**EXERCISE TASK:** Find the string "draw" in the listing and report every line that has it.

(Figure scripts)

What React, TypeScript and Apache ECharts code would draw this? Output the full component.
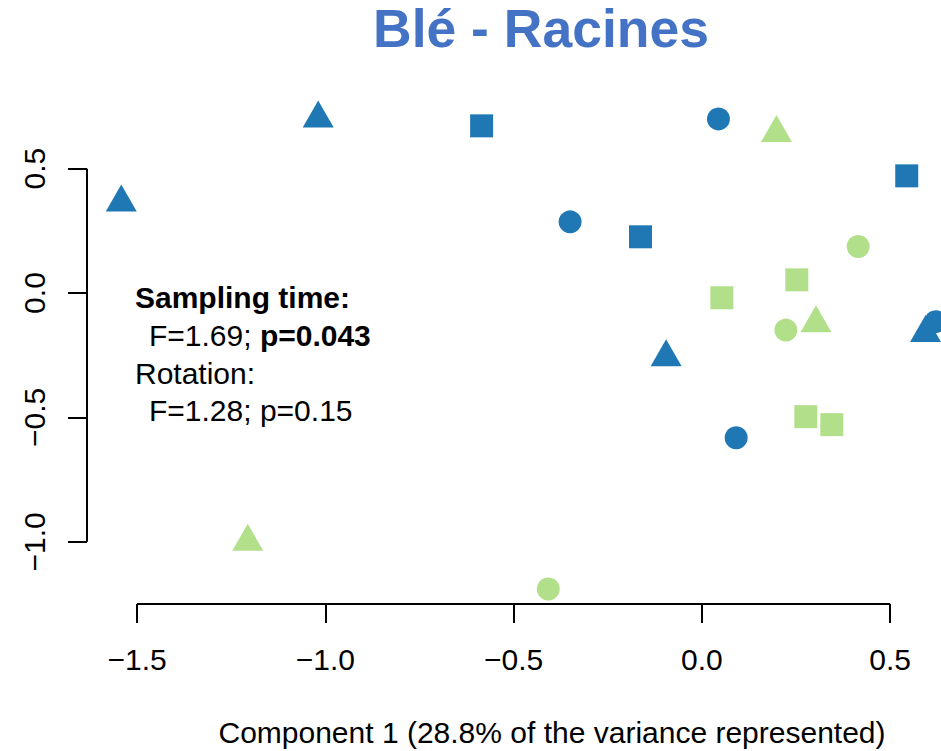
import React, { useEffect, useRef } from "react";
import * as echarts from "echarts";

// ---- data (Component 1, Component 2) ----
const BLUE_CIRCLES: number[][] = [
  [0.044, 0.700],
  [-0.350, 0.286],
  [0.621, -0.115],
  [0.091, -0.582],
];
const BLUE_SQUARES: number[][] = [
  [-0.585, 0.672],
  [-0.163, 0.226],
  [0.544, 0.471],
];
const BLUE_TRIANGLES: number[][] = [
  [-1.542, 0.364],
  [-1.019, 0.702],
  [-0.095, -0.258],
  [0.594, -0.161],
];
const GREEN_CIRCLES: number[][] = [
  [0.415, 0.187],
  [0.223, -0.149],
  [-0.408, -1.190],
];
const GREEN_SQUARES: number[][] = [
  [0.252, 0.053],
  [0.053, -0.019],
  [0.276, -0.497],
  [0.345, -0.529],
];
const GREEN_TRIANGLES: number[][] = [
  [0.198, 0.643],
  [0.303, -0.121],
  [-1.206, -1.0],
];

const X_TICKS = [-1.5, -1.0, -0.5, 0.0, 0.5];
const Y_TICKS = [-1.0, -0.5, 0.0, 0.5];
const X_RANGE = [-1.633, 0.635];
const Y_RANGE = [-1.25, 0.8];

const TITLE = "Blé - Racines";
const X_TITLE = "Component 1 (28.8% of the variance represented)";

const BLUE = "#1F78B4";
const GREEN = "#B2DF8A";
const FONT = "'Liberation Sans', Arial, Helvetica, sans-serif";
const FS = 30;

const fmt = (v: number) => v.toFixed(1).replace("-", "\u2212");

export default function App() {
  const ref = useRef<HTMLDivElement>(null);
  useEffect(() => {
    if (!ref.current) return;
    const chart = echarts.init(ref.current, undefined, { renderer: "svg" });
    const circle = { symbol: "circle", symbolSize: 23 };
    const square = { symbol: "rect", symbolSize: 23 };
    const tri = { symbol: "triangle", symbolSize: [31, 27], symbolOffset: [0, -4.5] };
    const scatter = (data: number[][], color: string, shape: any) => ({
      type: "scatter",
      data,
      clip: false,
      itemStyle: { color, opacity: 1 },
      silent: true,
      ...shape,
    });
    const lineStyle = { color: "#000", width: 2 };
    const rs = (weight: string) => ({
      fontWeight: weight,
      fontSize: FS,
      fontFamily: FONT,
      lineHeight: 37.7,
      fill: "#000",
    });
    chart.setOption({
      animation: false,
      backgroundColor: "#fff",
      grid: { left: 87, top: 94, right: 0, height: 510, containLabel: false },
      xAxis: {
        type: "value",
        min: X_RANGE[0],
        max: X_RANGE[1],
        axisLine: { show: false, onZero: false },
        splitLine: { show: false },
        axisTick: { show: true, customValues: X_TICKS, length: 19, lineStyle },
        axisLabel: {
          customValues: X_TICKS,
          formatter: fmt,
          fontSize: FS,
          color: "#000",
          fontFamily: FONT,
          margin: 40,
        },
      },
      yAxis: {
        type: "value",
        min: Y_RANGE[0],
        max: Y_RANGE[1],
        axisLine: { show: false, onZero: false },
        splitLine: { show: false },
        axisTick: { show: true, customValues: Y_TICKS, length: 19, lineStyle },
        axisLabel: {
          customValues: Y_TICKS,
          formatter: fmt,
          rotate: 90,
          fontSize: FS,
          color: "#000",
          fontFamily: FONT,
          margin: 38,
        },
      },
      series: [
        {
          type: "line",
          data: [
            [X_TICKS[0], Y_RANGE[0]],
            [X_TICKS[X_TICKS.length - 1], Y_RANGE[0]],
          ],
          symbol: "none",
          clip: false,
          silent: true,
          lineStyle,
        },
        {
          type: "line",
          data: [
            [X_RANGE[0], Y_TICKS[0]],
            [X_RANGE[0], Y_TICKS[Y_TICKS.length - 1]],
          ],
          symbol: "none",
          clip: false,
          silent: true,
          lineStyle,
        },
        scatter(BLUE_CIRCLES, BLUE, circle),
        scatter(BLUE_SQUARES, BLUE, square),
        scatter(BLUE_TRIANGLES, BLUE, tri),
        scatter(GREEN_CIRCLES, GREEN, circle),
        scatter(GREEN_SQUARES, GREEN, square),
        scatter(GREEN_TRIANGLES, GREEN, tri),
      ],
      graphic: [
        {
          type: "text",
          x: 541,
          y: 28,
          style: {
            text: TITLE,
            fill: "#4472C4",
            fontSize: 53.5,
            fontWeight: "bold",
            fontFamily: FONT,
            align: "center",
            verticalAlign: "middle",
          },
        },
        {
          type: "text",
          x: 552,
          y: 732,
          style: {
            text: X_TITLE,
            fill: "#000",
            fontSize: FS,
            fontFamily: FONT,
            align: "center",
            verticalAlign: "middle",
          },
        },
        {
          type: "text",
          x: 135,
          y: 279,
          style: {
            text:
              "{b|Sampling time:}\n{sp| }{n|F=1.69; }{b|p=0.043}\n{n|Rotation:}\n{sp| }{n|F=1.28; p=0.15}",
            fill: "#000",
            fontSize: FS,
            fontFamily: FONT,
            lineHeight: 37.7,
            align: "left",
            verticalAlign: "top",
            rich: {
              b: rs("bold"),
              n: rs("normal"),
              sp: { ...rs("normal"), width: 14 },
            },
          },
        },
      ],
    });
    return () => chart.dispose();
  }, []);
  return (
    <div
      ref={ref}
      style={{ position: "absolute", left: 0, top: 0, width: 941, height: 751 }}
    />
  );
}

...

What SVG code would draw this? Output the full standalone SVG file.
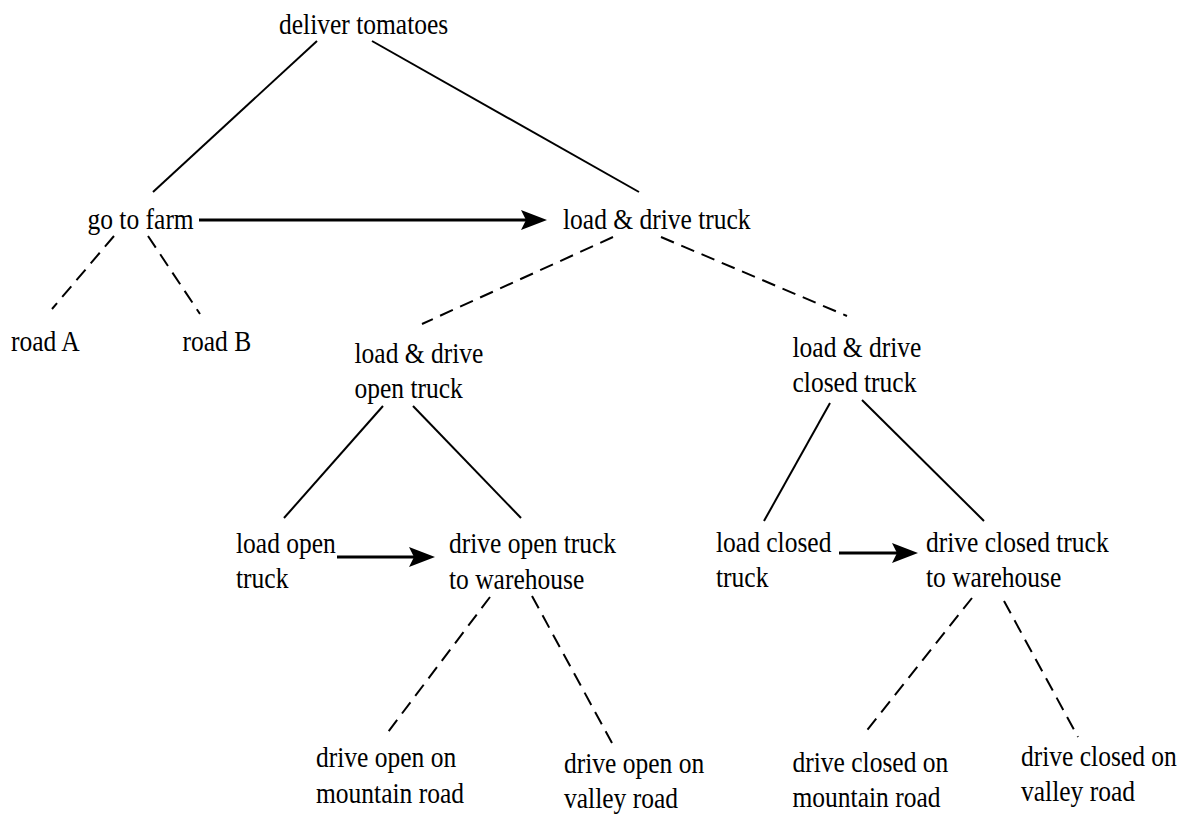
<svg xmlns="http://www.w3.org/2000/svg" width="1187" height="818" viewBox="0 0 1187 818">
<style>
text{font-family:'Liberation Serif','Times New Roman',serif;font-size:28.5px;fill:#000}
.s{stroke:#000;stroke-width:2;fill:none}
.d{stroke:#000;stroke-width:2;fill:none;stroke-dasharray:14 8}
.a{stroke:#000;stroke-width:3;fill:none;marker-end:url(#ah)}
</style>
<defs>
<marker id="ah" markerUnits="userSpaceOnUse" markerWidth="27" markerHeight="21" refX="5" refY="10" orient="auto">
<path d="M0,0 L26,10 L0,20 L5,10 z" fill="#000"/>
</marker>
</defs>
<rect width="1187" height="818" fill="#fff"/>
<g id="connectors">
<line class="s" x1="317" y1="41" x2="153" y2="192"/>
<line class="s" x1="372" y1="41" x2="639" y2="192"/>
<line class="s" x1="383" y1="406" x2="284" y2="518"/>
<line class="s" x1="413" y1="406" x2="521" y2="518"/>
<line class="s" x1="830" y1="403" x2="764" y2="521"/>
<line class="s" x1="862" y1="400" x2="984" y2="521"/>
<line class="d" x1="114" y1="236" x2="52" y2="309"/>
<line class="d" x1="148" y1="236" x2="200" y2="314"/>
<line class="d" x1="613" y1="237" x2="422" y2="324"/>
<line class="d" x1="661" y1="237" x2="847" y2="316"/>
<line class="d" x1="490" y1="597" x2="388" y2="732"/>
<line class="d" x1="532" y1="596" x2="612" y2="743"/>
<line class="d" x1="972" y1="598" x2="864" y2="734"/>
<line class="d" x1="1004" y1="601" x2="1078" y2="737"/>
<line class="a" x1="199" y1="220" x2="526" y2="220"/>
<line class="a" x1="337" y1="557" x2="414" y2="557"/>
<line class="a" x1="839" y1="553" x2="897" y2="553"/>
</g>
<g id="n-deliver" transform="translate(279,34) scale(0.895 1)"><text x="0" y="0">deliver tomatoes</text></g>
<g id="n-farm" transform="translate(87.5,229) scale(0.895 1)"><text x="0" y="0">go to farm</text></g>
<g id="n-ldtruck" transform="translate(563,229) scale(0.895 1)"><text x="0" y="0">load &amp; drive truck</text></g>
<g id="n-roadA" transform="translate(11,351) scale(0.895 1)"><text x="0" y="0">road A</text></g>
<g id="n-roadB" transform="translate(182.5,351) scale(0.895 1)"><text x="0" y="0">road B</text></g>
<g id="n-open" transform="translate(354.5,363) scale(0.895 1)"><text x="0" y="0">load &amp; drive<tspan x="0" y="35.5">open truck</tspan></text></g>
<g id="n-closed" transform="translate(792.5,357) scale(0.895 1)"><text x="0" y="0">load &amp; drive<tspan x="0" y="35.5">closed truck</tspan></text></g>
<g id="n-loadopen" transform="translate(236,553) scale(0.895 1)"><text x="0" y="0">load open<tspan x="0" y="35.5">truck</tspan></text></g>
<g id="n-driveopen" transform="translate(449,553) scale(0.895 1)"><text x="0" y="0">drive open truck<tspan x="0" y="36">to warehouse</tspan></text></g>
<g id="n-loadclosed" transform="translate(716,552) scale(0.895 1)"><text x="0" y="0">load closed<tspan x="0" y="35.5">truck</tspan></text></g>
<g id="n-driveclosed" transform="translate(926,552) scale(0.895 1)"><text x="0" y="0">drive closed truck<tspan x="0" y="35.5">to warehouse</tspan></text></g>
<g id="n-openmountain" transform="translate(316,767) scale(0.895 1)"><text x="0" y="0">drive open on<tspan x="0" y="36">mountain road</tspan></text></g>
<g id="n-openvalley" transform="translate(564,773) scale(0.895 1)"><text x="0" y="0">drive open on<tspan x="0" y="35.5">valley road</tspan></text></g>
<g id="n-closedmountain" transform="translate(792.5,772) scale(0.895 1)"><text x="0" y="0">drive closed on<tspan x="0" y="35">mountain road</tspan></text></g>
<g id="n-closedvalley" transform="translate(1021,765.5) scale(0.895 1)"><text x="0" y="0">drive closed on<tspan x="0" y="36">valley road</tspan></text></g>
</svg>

**ANSWER FOR THIS EXERCISE:**
What React, TypeScript and Apache ECharts code would draw this? Output the full component.
What SVG code would draw this? Output the full standalone SVG file.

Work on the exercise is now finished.